La détention du leader antivaccin François Amalega Bitondo depuis 38 jours dans des conditions « notoirement difficiles », à la suite d’une manifestation en janvier devant la maison de Radio-Canada, provoque des « frissons dans le dos » chez le juge de la Cour du Québec Dennis Galiatsatos, qui souhaite le voir libéré rapidement.

M. Amalega comparaissait à son procès mercredi pour répondre d’un chef d’accusation d’avoir omis de respecter des conditions qui lui interdisaient de « pénétrer dans un rayon de 300 mètres » du premier ministre François Legault. Cette condition lui avait été imposée par la Cour à la suite d’une manifestation à Shawinigan, en novembre, lors de laquelle M. Amalega s’est retrouvé à quelques mètres du premier ministre, tout près de sa garde rapprochée. Or, le 16 janvier dernier, le militant s’est retrouvé, porte-voix à la main devant les studios de Radio-Canada, alors que le premier ministre est vraisemblablement arrivé dans son convoi de véhicules pour assister à l’enregistrement de l’émission Tout le monde en parle.

Pour des raisons de sémantique, l’accusation portée contre M. Amalega a bien failli tomber dès le début de l’audience. La dénonciation reprochait à M. Amalega de s’être « trouvé » à 300 mètres du premier ministre, alors que ses conditions de remise en liberté lui interdisaient de « pénétrer » dans un tel rayon.

« L’accusé est détenu maintenant depuis 38 jours, pour constater qu’il y a une erreur potentiellement majeure dans l’acte accusation […]. Je me pose très sérieusement la question à savoir pourquoi l’accusé est détenu devant le tribunal aujourd’hui, dans des conditions notoirement difficiles », a lancé le magistrat avant de suspendre l’audience pour quelques minutes.

Après avoir entendu la plaidoirie de la Couronne, le juge a vite conclu qu’il n’était nullement prouvé que le premier ministre se trouvait bien dans le véhicule noir qui a croisé M. Amalega ce soir-là, et encore moins que l’accusé a « pénétré » dans un rayon de 300 mètres en omettant sciemment de respecter ses conditions.

« Le mot “pénétré”, c’est la base même de l’accusation. [La Couronne] aurait pu et aurait dû constater le texte de la condition en autorisant l’accusation, au lendemain de l’accusation de monsieur », a reproché le juge.

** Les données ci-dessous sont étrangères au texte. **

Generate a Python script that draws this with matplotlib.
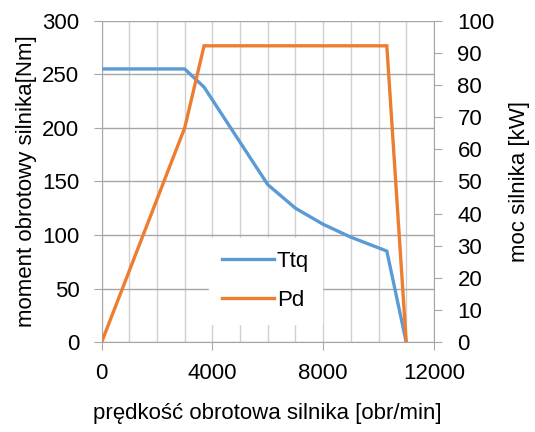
import numpy as np
import matplotlib
matplotlib.use("Agg")
import matplotlib.pyplot as plt
from matplotlib.ticker import MultipleLocator

plt.rcParams['font.family'] = ['Liberation Sans', 'DejaVu Sans']

# engine speed [rpm] vs torque [Nm] and power [kW]
rpm_ttq = [0, 3000, 3700, 6000, 7000, 8000, 9000, 10000, 10300, 11000]
ttq = [255, 255, 238, 147, 125, 110, 98, 88, 85, 0]

rpm_pd = [0, 3000, 3700, 10300, 11000]
pd_kw = [0, 66.7, 92.2, 92.2, 0]

blue = '#5B9BD5'
orange = '#ED7D31'
grid_c = '#D0D0D0'
axis_c = '#A6A6A6'

fig = plt.figure(figsize=(5.35, 4.32), dpi=100)
ax = fig.add_axes([0.190, 0.208, 0.621, 0.744])
ax2 = ax.twinx()

l1, = ax.plot(rpm_ttq, ttq, color=blue, lw=2.4, solid_joinstyle='miter', label='Ttq', zorder=3)
l2, = ax2.plot(rpm_pd, pd_kw, color=orange, lw=2.4, solid_joinstyle='miter', label='Pd', zorder=3)

ax.set_xlim(0, 12000)
ax.set_ylim(0, 300)
ax2.set_ylim(0, 100)
ax.xaxis.set_major_locator(MultipleLocator(4000))
ax.xaxis.set_minor_locator(MultipleLocator(1000))
ax.yaxis.set_major_locator(MultipleLocator(50))
ax2.yaxis.set_major_locator(MultipleLocator(10))

ax.grid(True, which='major', axis='y', color=axis_c, lw=1.0)
ax.grid(True, which='both', axis='x', color=grid_c, lw=1.0)
ax.set_axisbelow(True)

for a in (ax, ax2):
    a.spines['top'].set_visible(False)
    for s in ('left', 'right', 'bottom'):
        a.spines[s].set_color(axis_c)
ax.spines['right'].set_visible(False)
ax2.spines['left'].set_visible(False)
ax2.spines['bottom'].set_visible(False)

ax.tick_params(axis='y', length=6, color=axis_c, pad=10, labelsize=16)
ax.tick_params(axis='x', which='major', length=6, color=axis_c, pad=9, labelsize=16)
ax.tick_params(axis='x', which='minor', length=0)
ax2.tick_params(axis='y', length=6, color=axis_c, pad=11, labelsize=16)

ax.set_xlabel('prędkość obrotowa silnika [obr/min]', fontsize=16, labelpad=14)
ax.set_ylabel('moment obrotowy silnika[Nm]', fontsize=16, labelpad=4)
ax2.set_ylabel('moc silnika [kW]', fontsize=16, labelpad=10)

leg = ax2.legend([l1, l2], ['Ttq', 'Pd'], loc='lower left', bbox_to_anchor=(0.31, 0.042),
                 frameon=True, fancybox=False, edgecolor='white', framealpha=1,
                 fontsize=16, handlelength=2.3, handletextpad=0.15, labelspacing=0.8,
                 borderpad=0.6, borderaxespad=0.2)

fig.savefig('out.png', dpi=100)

« Est-il même possible de “pénétrer”, d’un point de vue logique et juridique, dans un endroit extérieur, à aire ouverte, en pleine intersection, dans un centre métropolitain ? », a-t-il demandé, avant d’acquitter l’accusé en affirmant qu’il y avait une « absence totale de preuves » contre M. Amalega.

« On ne détient pas les gens en prison du simple fait qu’on les trouve fatigants, dérangeants. Et surtout, et c’est triste d’avoir à le rappeler, on ne détient pas des citoyens en prison du simple fait qu’ils sont peut-être contre des décisions gouvernementales [ou] qu’ils ont osé manifester leur désaccord avec des lois ou des mesures », a tonné le juge Dennis Galiatsatos.

« Malheureusement, il y a bien des places dans le monde où l’État sévit en interdisant toute dissidence en emprisonnant ses habitants. Mais le Canada n’est pas un de ces pays-là », a-t-il ajouté.

L’arrestation de M. Amalega à la suite de la manifestation devant les studios de Radio-Canada avait provoqué une cascade de conséquences. Poursuivi également à Trois-Rivières, Shawinigan et Joliette pour non-respect de conditions similaires, M. Amalega s’est subitement fait révoquer sa libération conditionnelle, et s’est retrouvé en prison au moins jusqu’à la tenue de son procès de Trois-Rivières, qui a été fixé à la fin avril.

Son acquittement par le juge Dennis Galiatsatos à Montréal ne lui permet pas de retrouver sa liberté dans l’immédiat.

Après s’être représenté seul à plusieurs occasions devant les tribunaux, M. Amalega s’est adjoint les services de l’avocat Pierre-Richard Deshommes. Ce dernier a demandé au juge une copie écrite de sa décision pour la soumettre à un juge de Trois-Rivières, afin d’obtenir la libération rapide de son client, mais le juge s’est dit incapable d’accéder à sa demande.